Era stato arrestato nell’aprile del 2016, nell’operazione Walking cards, con l’accusa di essere il promotore di un’associazione a delinquere che clonava carte di credito. Adesso per Luciano Di Nicola, siracusano di 58 anni con alle spalle un lungo elenco di precedenti per diversi reati, è scattato il sequestro di un patrimonio stimato per difetto in un milione e mezzo di euro. Si tratta di case, terreni, auto e moto, attività commerciali, società operanti in diversi settori e rapporti finanziari intestati a lui, alla moglie, ai loro quattro figli e alla madre dell’imprenditore.

È stata la Guardia di finanza a eseguire la misura di prevenzione patrimoniale, sulla base della sproporzione tra i redditi dichiarati da Di Nicola, le attività economiche a lui riconducibili e il suo tenore di vita. Il provvedimento è stato disposto dal Tribunale di Siracusa a seguito di specifica richiesta avanzata dalla procuratore capo Francesco Paolo Giordano e del sostituto Davide Lucignani.

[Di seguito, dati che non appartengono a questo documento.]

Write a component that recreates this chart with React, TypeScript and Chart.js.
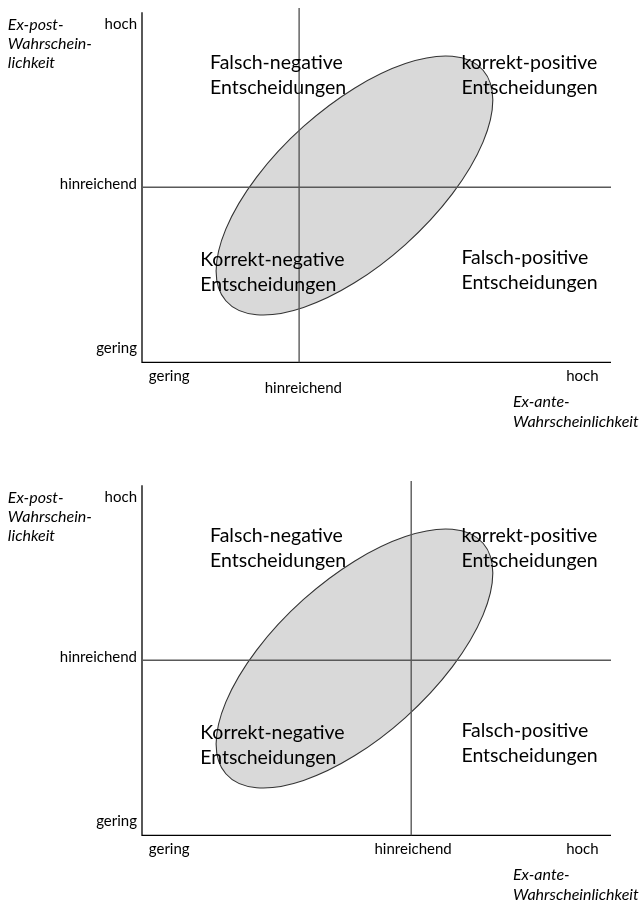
import React, { useEffect, useRef } from 'react';
import { Chart, registerables } from 'chart.js';

Chart.register(...registerables);

// ---- data (in diagram units: 0 = "gering", 10 = "hoch") ----
const AXIS_MIN = 0;
const AXIS_MAX = 10;
const PLOT_TOP = 10.12;
const THRESHOLD_X = [3.35, 5.74]; // Ex-ante "hinreichend" per panel
const THRESHOLD_Y = [5.0, 5.0]; // Ex-post "hinreichend" per panel

const Y_TICK_LABELS = ['gering', 'hinreichend', 'hoch'];
const Y_TICK_VALUES = [0.4, 5.1, 9.67];
const X_TICK_LABELS = ['gering', 'hinreichend', 'hoch'];
const X_TICK_VALUES_P1 = [0.58, 3.44, 9.39];
const X_TICK_VALUES_P2 = [0.58, 5.78, 9.39];
const X_TICK_ROWS_P1 = [-0.41, -0.73, -0.41];
const X_TICK_ROWS_P2 = [-0.41, -0.41, -0.41];

const Y_TITLE = ['Ex-post-', 'Wahrschein-', 'lichkeit'];
const Y_TITLE_ANCHOR = [-2.86, 9.64];
const X_TITLE = ['Ex-ante-', 'Wahrscheinlichkeit'];
const X_TITLE_ANCHOR = [7.91, -1.13];

const QUADRANT_LABELS = [
  ['Falsch-negative', 'Entscheidungen'],
  ['korrekt-positive', 'Entscheidungen'],
  ['Korrekt-negative', 'Entscheidungen'],
  ['Falsch-positive', 'Entscheidungen'],
];
const QUADRANT_ANCHORS = [
  [1.45, 8.55],
  [6.81, 8.55],
  [1.24, 2.92],
  [6.81, 2.98],
];

const ELLIPSE_CENTER = [4.53, 5.05];
const ELLIPSE_CONJ_A = [2.95, 2.44];
const ELLIPSE_CONJ_B = [0, 2.78];

const FONT = 'Lato, "Open Sans", sans-serif';

const diagramPlugin = {
  id: 'diagram',
  beforeDatasetsDraw(chart: any) {
    const { ctx } = chart;
    const xs = chart.scales.x;
    const ys = chart.scales.y;
    const cx = xs.getPixelForValue(ELLIPSE_CENTER[0]);
    const cy = ys.getPixelForValue(ELLIPSE_CENTER[1]);
    const ax = xs.getPixelForValue(ELLIPSE_CENTER[0] + ELLIPSE_CONJ_A[0]) - cx;
    const ay = ys.getPixelForValue(ELLIPSE_CENTER[1] + ELLIPSE_CONJ_A[1]) - cy;
    const bx = xs.getPixelForValue(ELLIPSE_CENTER[0] + ELLIPSE_CONJ_B[0]) - cx;
    const by = ys.getPixelForValue(ELLIPSE_CENTER[1] + ELLIPSE_CONJ_B[1]) - cy;
    ctx.save();
    ctx.transform(ax, ay, bx, by, cx, cy);
    ctx.beginPath();
    ctx.arc(0, 0, 1, 0, Math.PI * 2);
    ctx.restore();
    ctx.save();
    ctx.fillStyle = '#d9d9d9';
    ctx.fill();
    ctx.lineWidth = 1.1;
    ctx.strokeStyle = '#333333';
    ctx.stroke();
    ctx.restore();
  },
  afterDatasetsDraw(chart: any, _args: any, opts: any) {
    const { ctx } = chart;
    const xs = chart.scales.x;
    const ys = chart.scales.y;
    const px = (v: number) => xs.getPixelForValue(v);
    const py = (v: number) => ys.getPixelForValue(v);
    ctx.save();
    ctx.fillStyle = '#000';
    ctx.textBaseline = 'middle';

    // quadrant labels
    ctx.font = `19.5px ${FONT}`;
    ctx.textAlign = 'left';
    QUADRANT_LABELS.forEach((lines, i) => {
      const x = px(QUADRANT_ANCHORS[i][0]);
      const y = py(QUADRANT_ANCHORS[i][1]);
      lines.forEach((t, j) => ctx.fillText(t, x, y + j * 25));
    });

    // y tick labels
    ctx.font = `15px ${FONT}`;
    ctx.textAlign = 'right';
    Y_TICK_LABELS.forEach((t, i) => {
      ctx.fillText(t, px(AXIS_MIN) - 5, py(Y_TICK_VALUES[i]));
    });

    // x tick labels
    ctx.textAlign = 'center';
    X_TICK_LABELS.forEach((t, i) => {
      ctx.fillText(t, px(opts.xTicks[i]), py(opts.xRows[i]));
    });

    // axis titles
    ctx.font = `italic 16px ${FONT}`;
    ctx.textAlign = 'left';
    Y_TITLE.forEach((t, j) => {
      ctx.fillText(t, px(Y_TITLE_ANCHOR[0]), py(Y_TITLE_ANCHOR[1]) + j * 19);
    });
    X_TITLE.forEach((t, j) => {
      ctx.fillText(t, px(X_TITLE_ANCHOR[0]), py(X_TITLE_ANCHOR[1]) + j * 20);
    });
    ctx.restore();
  },
};

function Panel({ idx, height }: { idx: number; height: number }) {
  const ref = useRef<HTMLCanvasElement | null>(null);
  useEffect(() => {
    if (!ref.current) return;
    const tx = THRESHOLD_X[idx];
    const ty = THRESHOLD_Y[idx];
    const chart = new Chart(ref.current, {
      type: 'scatter',
      data: {
        datasets: [
          {
            data: [
              { x: AXIS_MIN, y: ty },
              { x: AXIS_MAX, y: ty },
            ],
            showLine: true,
            borderColor: '#595959',
            borderWidth: 1.4,
            pointRadius: 0,
            clip: false,
          } as any,
          {
            data: [
              { x: tx, y: AXIS_MIN },
              { x: tx, y: PLOT_TOP },
            ],
            showLine: true,
            borderColor: '#595959',
            borderWidth: 1.4,
            pointRadius: 0,
            clip: false,
          },
          {
            data: [
              { x: AXIS_MIN, y: AXIS_MAX },
              { x: AXIS_MIN, y: AXIS_MIN },
              { x: AXIS_MAX, y: AXIS_MIN },
            ],
            showLine: true,
            borderColor: '#000000',
            borderWidth: 1.3,
            pointRadius: 0,
            clip: false,
          },
        ],
      },
      options: {
        responsive: false,
        animation: false,
        events: [],
        layout: {
          padding: { left: 142, right: 30, top: 8, bottom: height - 362.3 },
        },
        scales: {
          x: { type: 'linear', min: AXIS_MIN, max: AXIS_MAX, display: false },
          y: { type: 'linear', min: AXIS_MIN, max: PLOT_TOP, display: false },
        },
        plugins: {
          legend: { display: false },
          tooltip: { enabled: false },
          diagram: {
            xTicks: idx === 0 ? X_TICK_VALUES_P1 : X_TICK_VALUES_P2,
            xRows: idx === 0 ? X_TICK_ROWS_P1 : X_TICK_ROWS_P2,
          },
        } as any,
      },
      plugins: [diagramPlugin],
    });
    return () => chart.destroy();
  }, [idx, height]);
  return <canvas ref={ref} width={641} height={height} style={{ display: 'block' }} />;
}

export default function App() {
  return (
    <div style={{ position: 'absolute', left: 0, top: 0, width: 641, height: 906, background: '#fff' }}>
      <Panel idx={0} height={473} />
      <Panel idx={1} height={433} />
    </div>
  );
}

Tra i beni finiti nel mirino delle Fiamme gialle c’è un ristorante a Noto, Il Giglio, di cui sono state sequestrate le quote societarie intestate a Loredana Franza, la moglie del 58enne. Sigilli anche alle società Gold music eventi, che organizza soprattutto concerti neomelodici, anche all’estero; alla Sir Box 2000 che fabbrica ondulati e imballaggi di carta e cartone; alla sala scommesse Campione d’Italia a Siracusa, intestata al figlio Stefano Di Nicola. Sequestrate anche quote societarie di una casa di riposo in via Agati a Siracusa, un’impresa di onoranze funebri sempre nel capoluogo, un appartamento, un terreno da 1.200 metri quadri e una quindicina tra auto e moto. Oltre ai familiari più stretti, conviventi con Luciano Di Nicola, alcune società erano intestate alla nuore: nello specifico, la moglie e la convivente di due figli.

Il 58enne era stato scarcerato da poco, ma la Procura lo ritiene uomo «di spiccata ed attuale pericolosità sociale». «Al termine dell’attività – sottolineano i Finanzieri – è emerso che, in correlazione temporale rispetto al periodo in cui il soggetto siracusano ha commesso i reati per i quali è stato condannato in via definitiva, si è verificato un rilevante incremento patrimoniale e che sussisteva netta sproporzione fra il valore dei beni acquisiti e quanto dichiarato ai fini delle imposte, ed all’attività economica esercitata».